The U.S. Department of the Interior recently handed out its 2012 Partners in Conservation awards, including one to the law enforcement team of the Southern Nevada Agency Partnership. The award acknowledges successful collaboration among field rangers, investigators, special agents and other officers from local divisions of the Bureau of Land Management, National Park Service, U.S. Fish and Wildlife Service, U.S. Forest Service and Department of Justice.

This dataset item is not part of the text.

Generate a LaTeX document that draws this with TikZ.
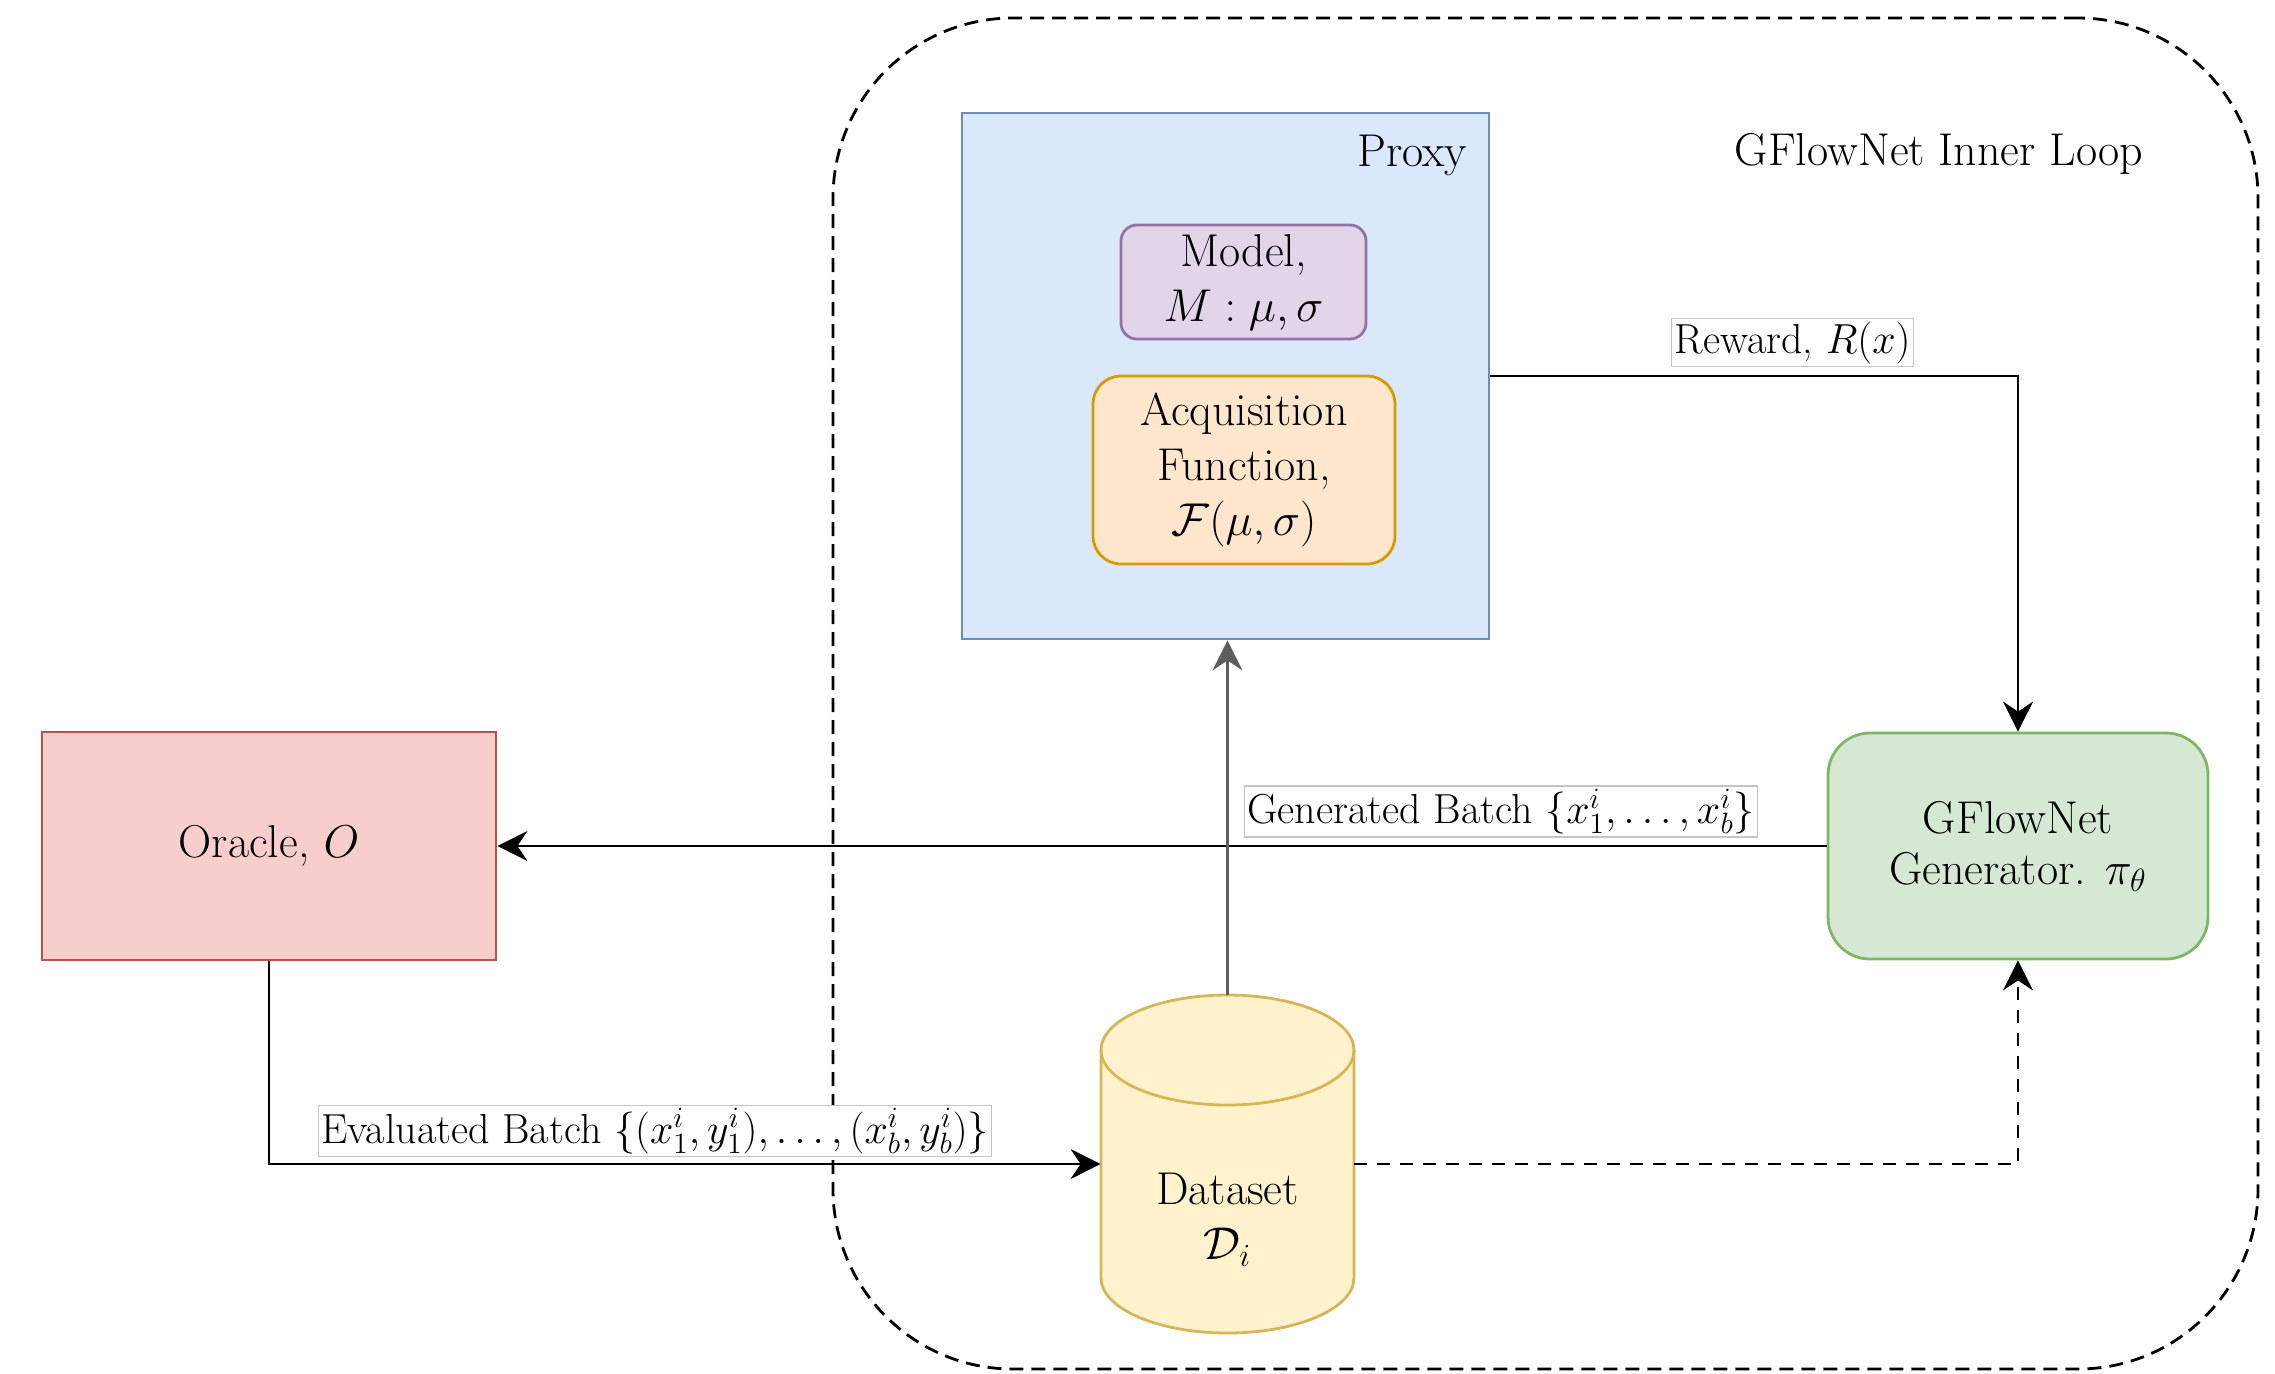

Since it started in 2003, the SNAP law enforcement team has fought a lot of crime in their 10 million-acre jurisdiction of forests, parks, recreation areas and refuges. Besides pot farms, officers have battled trash-dumping, archaeological artifact defacement, and illegal off-roading and target-shooting. They worked together to create a common bail schedule and coordinate saturation patrols in high-crime spots.
It’s not all good guys vs. bad guys, either. The team also does outreach in communities and schools to educate the citizenry on proper behavior in and use of the outdoors.
“We were the first partnership like this to share personnel across the field,” says John Tesar, an interagency liaison for the team. “A lot of land management in the U.S. has been territorial. We’ve learned to look past our differences and, wherever we have common missions, work together.”
The award doesn’t come with any money, Tesar says, but the prestige certainly can’t hurt in securing future funding for the team’s initiatives.